Paul Goble
Staunton, August 19 – It has long been customary to view the meeting of the presidents of the Russian Federation, Ukraine and Belarus as the date on which the Soviet Union died, but in fact, Sergey Markedonov argues, the three of them did not so much cause its death as, like three doctors at a morgue, recognized the patient was no longer living.
In fact, the leading Moscow commentator argues, the USSR died as a result of “the parade of sovereignties” which the failed putsch sparked at the end of August and the beginning of September 1991, a parade that reflected an underlying defect of the Soviet political system (www.chaskor.ru/article/parad_perehodyashchij_v_raspad_9712).
Writing on the 19th anniversary of the start of that putsch against Mikhail Gorbachev, Markedonov notes that the coup led ever more of the republics, union and otherwise, to declare themselves “sovereign.” The three Baltic countries recovered de facto independence during the coup, and six union republics declared themselves sovereign within three weeks of that event.
Indeed, he suggests, “the rapid acquisition of independence of the former union republics … resembled ‘the triumphal march of Soviet power’ in October-November 1917. Equally rapid was the sovereignization [of these republics] at the end of summer and the beginning of fall 1991.
Ukraine adopted a declaration of independence on August 24. Moldova did the same on August 27. Azerbaijan on August 30 adopted a resolution on “the restoration” of the Azerbaijani statehood that the Bolsheviks had suppressed in April 1920. And on August 31, Uzbekistan and Kyrgyzstan followed with their independence declarations.
Armenia, as Markedonov notes, was a special case. It had earlier voted to meet the Soviet constitutional requirements for leaving the union. On September 21, its people voted overwhelmingly to do so, and two days later, Yerevan adopted its Declaration on State Sovereignty.
But again, “as had been the case with the triumph of the SR-Bolshevik bloc [at the start of Soviet times], so too the triumph of sovereignization did not become ‘the end of history’” at the end of Soviet times. Instead, autonomous formations like Nagorno-Karabakh and Transdniestria followed suit as did South Ossetia and Abkhazia within Georgia.
As for the Russian Federation, the Chechens declared independence in the fall. Moreover, many other non-Russian republics already had or were soon to declare themselves sovereign, including Tatarstan, Sakha, Bashkortostan, Chuvashia, and Tyva. And some ethnic Russian regions did as well.

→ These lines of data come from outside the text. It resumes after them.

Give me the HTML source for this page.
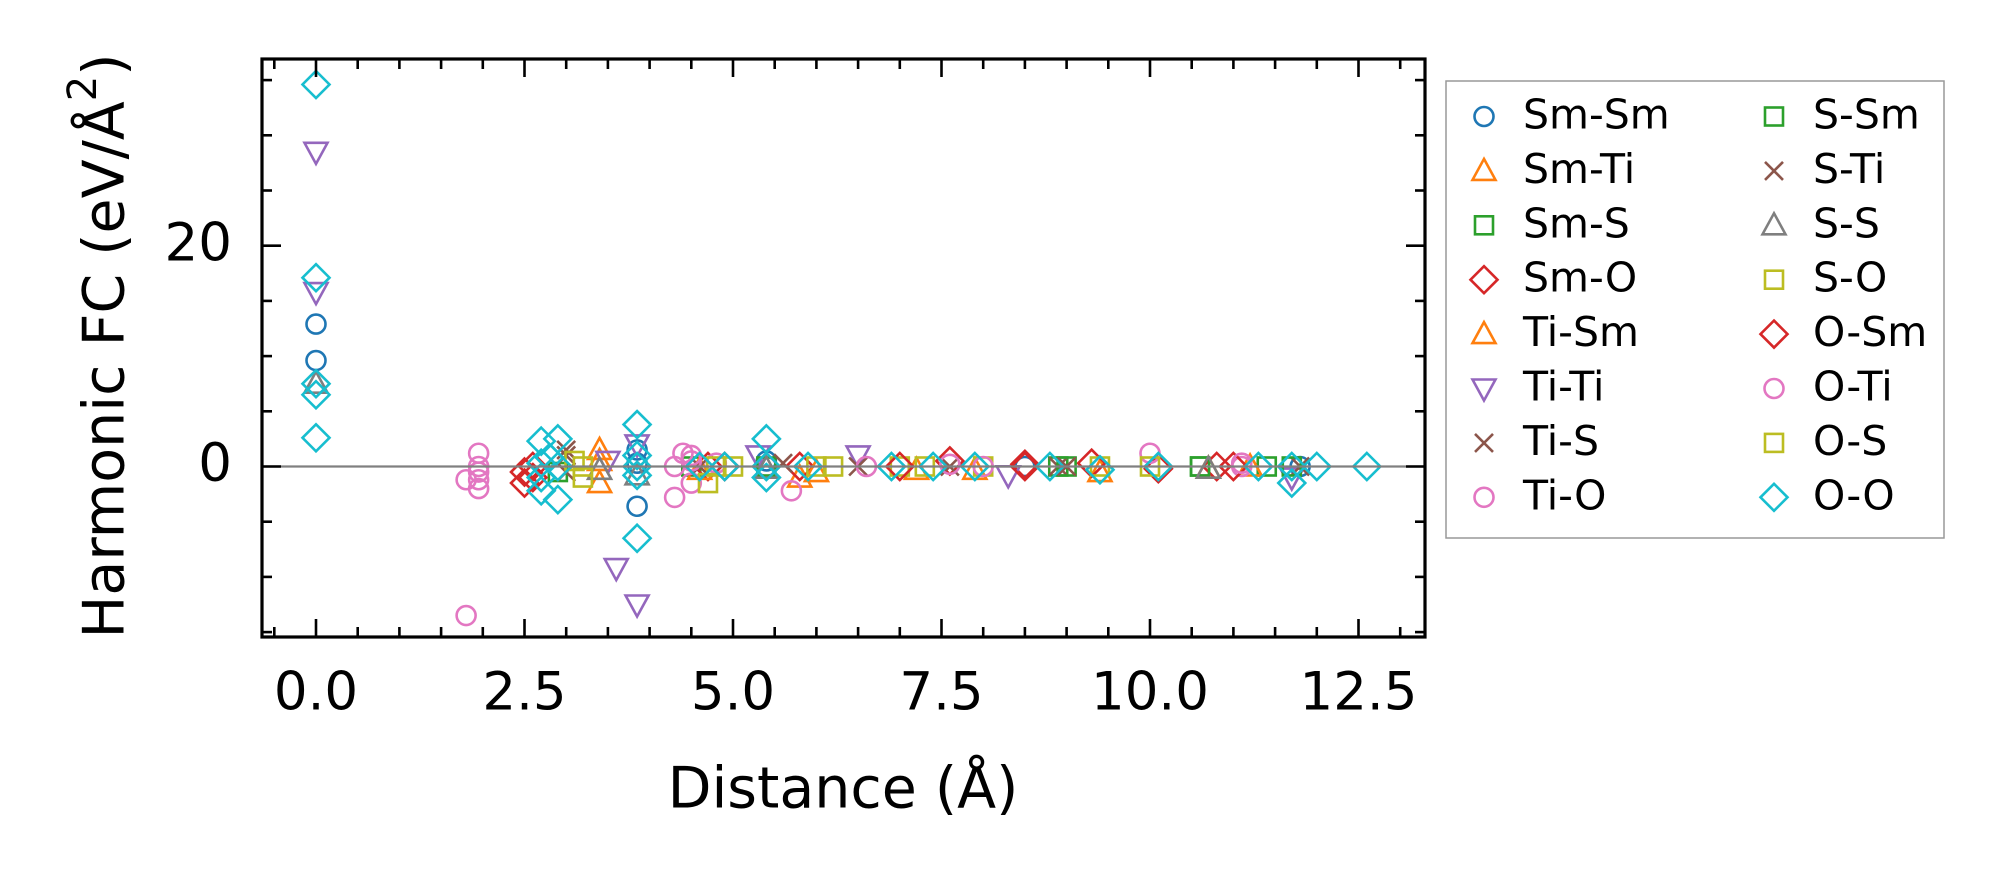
<!DOCTYPE html>
<html><head><meta charset="utf-8"><style>
html,body{margin:0;padding:0;background:#fff;}
svg{display:block;font-family:"DejaVu Sans","Liberation Sans",sans-serif;}
</style></head><body>
<svg id="chart" width="2004" height="883" viewBox="0 0 2004 883" xmlns="http://www.w3.org/2000/svg">
<rect width="2004" height="883" fill="#fff"/>
<g id="marks"></g>
<g id="axes"></g>
<text x="843" y="792" font-size="57" text-anchor="middle" dominant-baseline="middle">Distance (Å)</text>
<text transform="translate(108,346) rotate(-90)" font-size="57" text-anchor="middle" dominant-baseline="middle">Harmonic FC (eV/Å<tspan baseline-shift="super" font-size="40">2</tspan>)</text>
<g id="legend"></g>
</svg>
<script>
const xTicks=[0,2.5,5,7.5,10,12.5];
const xTickLabels=["0.0","2.5","5.0","7.5","10.0","12.5"];
const yTicks=[0,20];
const yTickLabels=["0","20"];
const seriesNames=["Sm-Sm","Sm-Ti","Sm-S","Sm-O","Ti-Sm","Ti-Ti","Ti-S","Ti-O","S-Sm","S-Ti","S-S","S-O","O-Sm","O-Ti","O-S","O-O"];
const seriesColors=["#1f77b4","#ff7f0e","#2ca02c","#d62728","#ff7f0e","#9467bd","#8c564b","#e377c2","#2ca02c","#8c564b","#7f7f7f","#bcbd22","#d62728","#e377c2","#bcbd22","#17becf"];
const seriesMarkers=["o","^","s","D","^","v","x","o","s","x","^","s","D","o","s","D"];
const smSm=[[0,12.9],[0,9.6],[3.85,-3.6],[3.85,1.5],[3.85,0.3],[5.4,0.5],[8.5,0],[11.8,0]];
const smTi=[[3.4,1.5],[3.4,-1.5],[5.8,-1],[7.9,-0.3],[9.4,-0.5],[10.7,-0.2]];
const smS=[[2.9,-0.5],[4.5,0],[8.9,0],[10.6,0],[11.4,0]];
const smO=[[2.5,-0.5],[2.5,-1.5],[2.6,0],[4.7,0],[5.8,0],[7.6,0.5],[8.5,0.2],[9.3,0.3],[10.1,-0.2],[10.8,0]];
const tiSm=[[3.4,0.5],[4.6,-0.3],[6.0,-0.5],[7.2,-0.3],[11.2,0]];
const tiTi=[[0,28.5],[0,15.8],[3.6,-9.2],[3.85,-12.5],[3.85,2],[3.5,0.5],[5.3,1],[6.5,1],[8.3,-0.8],[11.7,-1]];
const tiS=[[3.0,1.5],[3.0,-0.5],[4.6,0],[6.5,0],[7.6,0],[8.9,0],[11.8,0]];
const tiO=[[1.95,1.2],[1.95,0],[1.95,-0.5],[1.95,-1.2],[1.95,-2],[1.8,-1.2],[1.8,-13.5],[4.3,-2.8],[4.3,0],[4.5,0.5],[4.5,-1.5],[4.4,1.2],[5.7,-2.2],[5.4,0],[7.6,0.2],[10.0,1.2],[11.1,0],[4.8,0.3]];
const sSm=[[5.4,0],[10.6,0],[11.7,0],[9.0,0]];
const sTi=[[3.0,1],[5.6,0.3],[9.0,0]];
const sS=[[0,7.5],[3.4,-0.3],[3.85,-0.8],[5.4,-0.2],[10.7,-0.2]];
const sO=[[3.2,0],[3.2,-1],[4.8,0],[4.7,-1.5],[6.2,0],[7.0,0],[8.0,0],[10.0,0],[9.4,0]];
const oSm=[[2.6,-1],[4.9,0],[7.0,0],[8.5,0],[11.0,0]];
const oTi=[[4.5,1],[6.6,0],[8.0,0],[11.1,0.3]];
const oS=[[3.1,0.5],[5.0,0],[6.0,0],[7.3,0]];
const oO=[[0,34.6],[0,17.1],[0,7.5],[0,6.5],[0,2.6],[2.7,2.3],[2.7,-2.2],[2.7,0.3],[2.7,-1],[2.9,2.5],[2.9,-3],[2.9,0],[2.8,0.8],[3.85,3.8],[3.85,-6.5],[3.85,0],[3.85,1],[3.85,-0.8],[4.6,0],[4.9,0],[5.4,2.5],[5.4,0],[5.4,-1],[5.9,0],[6.9,0],[7.4,0],[7.9,0],[8.8,0],[9.4,-0.3],[10.1,0],[11.3,0],[11.7,-1.5],[11.7,0],[12.0,0],[12.6,0]];
const seriesData=[smSm,smTi,smS,smO,tiSm,tiTi,tiS,tiO,sSm,sTi,sS,sO,oSm,oTi,oS,oO];

const NS="http://www.w3.org/2000/svg";
const L=262,R=1425,T=59,B=637;
const X0=316,XS=83.4,Y0=466.5,YS=11.04;
const xs=v=>X0+XS*v, ys=v=>Y0-YS*v;
function mk(tag,attrs,parent){const e=document.createElementNS(NS,tag);for(const k in attrs)e.setAttribute(k,attrs[k]);parent.appendChild(e);return e;}
function marker(type,cx,cy,color,parent){
  let e;const st={fill:"none",stroke:color,"stroke-width":2.6};
  if(type==="o"){e=mk("circle",Object.assign({cx:cx,cy:cy,r:9.5},st),parent);}
  else if(type==="s"){e=mk("rect",Object.assign({x:cx-9,y:cy-9,width:18,height:18},st),parent);}
  else if(type==="D"){const d=13.5;e=mk("polygon",Object.assign({points:`${cx},${cy-d} ${cx+d},${cy} ${cx},${cy+d} ${cx-d},${cy}`},st),parent);}
  else if(type==="^"){e=mk("polygon",Object.assign({points:`${cx},${cy-12} ${cx+11.5},${cy+9} ${cx-11.5},${cy+9}`},st),parent);}
  else if(type==="v"){e=mk("polygon",Object.assign({points:`${cx},${cy+12} ${cx+11.5},${cy-9} ${cx-11.5},${cy-9}`},st),parent);}
  else {const r=9;e=mk("path",Object.assign({d:`M${cx-r},${cy-r}L${cx+r},${cy+r}M${cx-r},${cy+r}L${cx+r},${cy-r}`},st),parent);}
  return e;
}
const marks=document.getElementById("marks");
seriesData.forEach((arr,si)=>{
  const g=mk("g",{},marks);
  
  
  arr.forEach(p=>{
    const m=marker(seriesMarkers[si],xs(p[0]),ys(p[1]),seriesColors[si],g);
    
    
  });
});
const zl=mk("line",{x1:L,x2:R,y1:ys(0),y2:ys(0),stroke:"#808080","stroke-width":2.2},marks);



const axes=document.getElementById("axes");
const fr=mk("rect",{x:L,y:T,width:R-L,height:B-T,fill:"none",stroke:"#000","stroke-width":3.2},axes);


for(let i=-1;i<=26;i++){
  const v=i*0.5; const px=xs(v); if(px<L||px>R) continue;
  const major=i%5===0; const len=major?18:10;
  mk("line",{x1:px,x2:px,y1:B,y2:B-len,stroke:"#000","stroke-width":2.6},axes);
  mk("line",{x1:px,x2:px,y1:T,y2:T+len,stroke:"#000","stroke-width":2.6},axes);
}
for(let v=-15;v<=40;v+=5){
  const py=ys(v); if(py<T||py>B) continue;
  const major=v%20===0; const len=major?19:10;
  mk("line",{x1:L,x2:L+len,y1:py,y2:py,stroke:"#000","stroke-width":2.6},axes);
  mk("line",{x1:R,x2:R-len,y1:py,y2:py,stroke:"#000","stroke-width":2.6},axes);
}
xTicks.forEach((v,i)=>{
  const t=mk("text",{x:xs(v),y:695,"font-size":53,"text-anchor":"middle","dominant-baseline":"middle"},axes);
  t.textContent=xTickLabels[i];
  
  
});
yTicks.forEach((v,i)=>{
  const t=mk("text",{x:232,y:ys(v),"font-size":53,"text-anchor":"end","dominant-baseline":"middle"},axes);
  t.textContent=yTickLabels[i];
  
  
});
const lg=document.getElementById("legend");
const lb=mk("rect",{x:1446,y:81,width:498,height:457,fill:"#fff",stroke:"#999","stroke-width":1.5},lg);


seriesNames.forEach((n,i)=>{
  const col=Math.floor(i/8),row=i%8;
  const mx=col?1774:1484, tx=col?1813:1523, y=116.5+row*54.4;
  const g=mk("g",{},lg);
  
  
  marker(seriesMarkers[i],mx,y,seriesColors[i],g);
  const t=mk("text",{x:tx,y:y+1,"font-size":41,"dominant-baseline":"middle"},g);
  t.textContent=n;
});
</script>
</body></html>
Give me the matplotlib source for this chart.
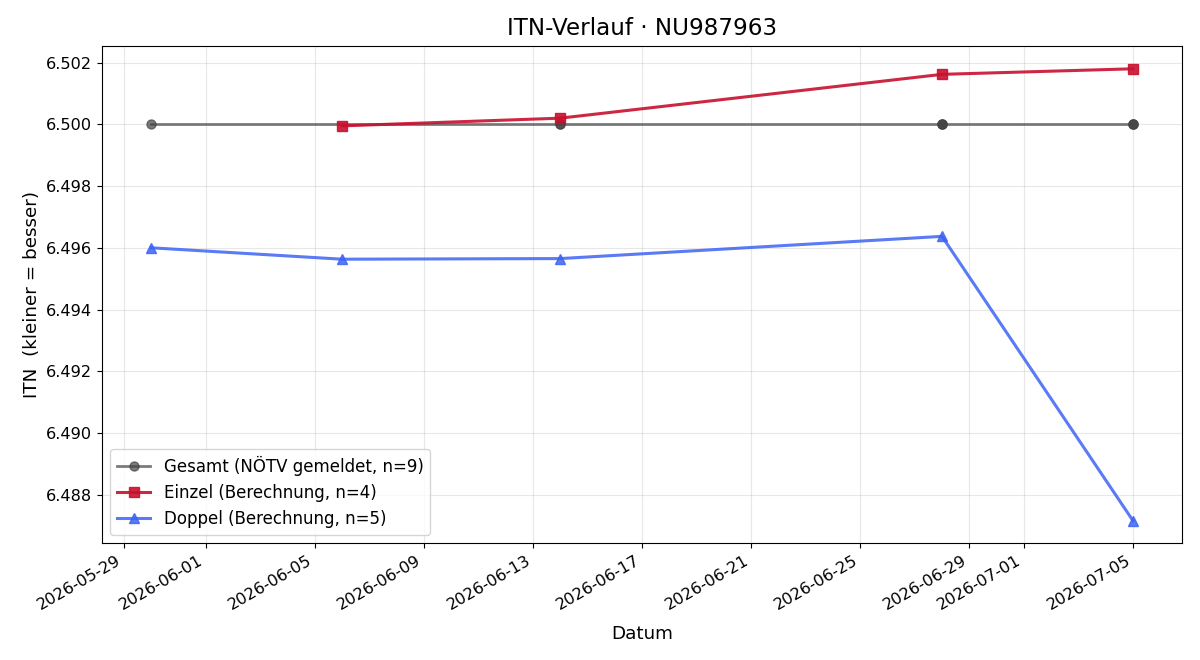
import matplotlib
matplotlib.use("Agg")
import matplotlib.pyplot as plt
import pandas as pd

gesamt_dates = ["2026-05-30", "2026-06-14", "2026-06-14", "2026-06-28", "2026-06-28",
                "2026-06-28", "2026-07-05", "2026-07-05", "2026-07-05"]
gesamt_vals = [6.500, 6.500, 6.500, 6.500, 6.500, 6.500, 6.500, 6.500, 6.500]

einzel_dates = ["2026-06-06", "2026-06-14", "2026-06-28", "2026-07-05"]
einzel_vals = [6.49995, 6.5002, 6.50162, 6.50180]

doppel_dates = ["2026-05-30", "2026-06-06", "2026-06-14", "2026-06-28", "2026-07-05"]
doppel_vals = [6.49600, 6.49563, 6.49565, 6.49637, 6.48716]

fig, ax = plt.subplots(figsize=(12, 6.6), dpi=100)

ax.plot(pd.to_datetime(gesamt_dates), gesamt_vals, marker="o", color="#444444", alpha=0.7,
        linewidth=2, markersize=6.5, label="Gesamt (NÖTV gemeldet, n=9)")
ax.plot(pd.to_datetime(einzel_dates), einzel_vals, marker="s", color="#c8102e", alpha=0.9,
        linewidth=2.2, markersize=7.5, label="Einzel (Berechnung, n=4)")
ax.plot(pd.to_datetime(doppel_dates), doppel_vals, marker="^", color="#3d63f5", alpha=0.85,
        linewidth=2.2, markersize=7.5, label="Doppel (Berechnung, n=5)")

ax.set_title("ITN-Verlauf · NU987963", fontsize=16.6, pad=8)
ax.set_xlabel("Datum", fontsize=13.2, labelpad=9)
ax.set_ylabel("ITN  (kleiner = besser)", fontsize=13.2)
ax.tick_params(labelsize=11.6)
ax.grid(True, alpha=0.3)
ax.legend(loc="lower left", fontsize=12)
fig.autofmt_xdate()
fig.subplots_adjust(left=0.085, right=0.985, top=0.930, bottom=0.177)
fig.savefig("out.png", dpi=100)
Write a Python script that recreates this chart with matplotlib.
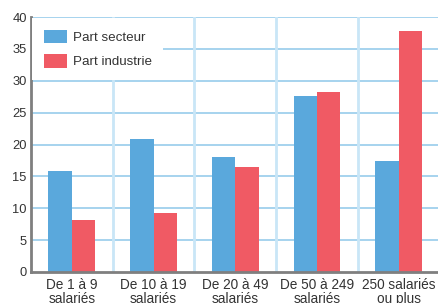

What this “incontrovertibly” shows, Markedonov says, is that “the Soviet Union already before its official collapse had in fact ceased its existence.” But as one Russian deputy put it at the time, “the parade of sovereignties will lead to a war in which all will suffer, including those who started it.”
It is important to recognize why these declarations were the proximate cause of the demise of the USSR, Markedonov says. And to explain the background of that, he quotes with approval Russian émigré writer Yuri Slezkin’s observation that “the USSR was established by nationalists and destroyed by nationalists.”
The basic components of the Soviet state were not individuals but “socialist nations,” Markedonov continues. And that state “institutionalized ethnic groups as the main subject of policy and government law. Not the rights of any individual but the rights of nations were considered to have priority.”
That conception in turn led to “the formation of ideas about the ethnic property of this or that ethnos for a territory designated as a national republic, an autonomous formation within a national republic, and even for ethnically based districts.” That in turn led to “the formation of ethno-national movements for self-determination.”
Moreover, that inherent flaw in the Soviet system was exacerbated when members of various nationalities found, on the basis of post-World War II censuses that the percentage of titular nationalities in each republic was increasing, while the share of non-titular groups was falling, sometimes very fast.
Markedonov concludes: “In the words of Karl Heinrich Marx, the Soviet elite and the communist party itself became the grave digger of the union state and the party as a system of state administration.” At the time of the putsch, “quantity (errors, crimes, repressions, mutual demands and suspicions) passed into quality.” And the Soviet Union ceased to exist.